A balanced working capital level ensures all of the above-mentioned operations and internal workings of a business which ultimately helps it expand.
In addition, from the above, individuals can learn that working capital refers to the difference between current assets and current liabilities. One of the effective ways of managing it is to invoice debtors and collect payment from them, which is essential for paying liabilities. If organisations/firms do not get an on-time collection of funds, they cannot run business operations smoothly.
In such cases, instead of waiting for their debtors to pay, they can opt for invoice discounting, unlock cash stuck in unpaid invoices and get instant cash to continue business operations.

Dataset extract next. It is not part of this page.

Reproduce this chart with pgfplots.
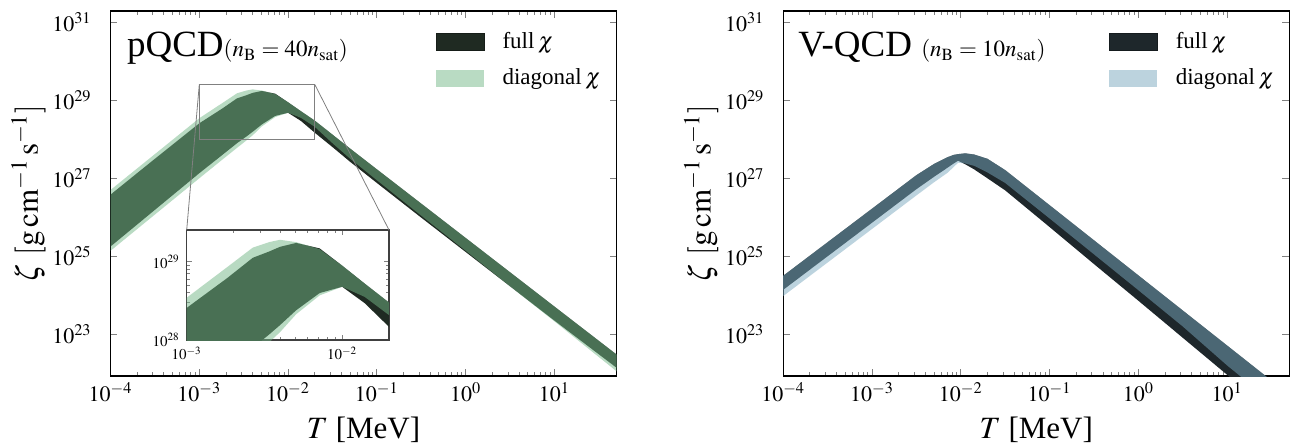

Wondering where to find such companies? Leading cash flow solution providers like KredX offer Invoice Discounting where eligible businesses can pledge unpaid invoices and get instant cash.
Bottom Line
Any entity willing to expand its operations must maintain a balanced business working capital. This will help the entity to purchase raw material, make and sell finished goods, pay wages to employees to ensure uninterrupted production and continue the cycle. With enough cash flow, adequate working capital and proper working capital management, thus businesses can grow and expand.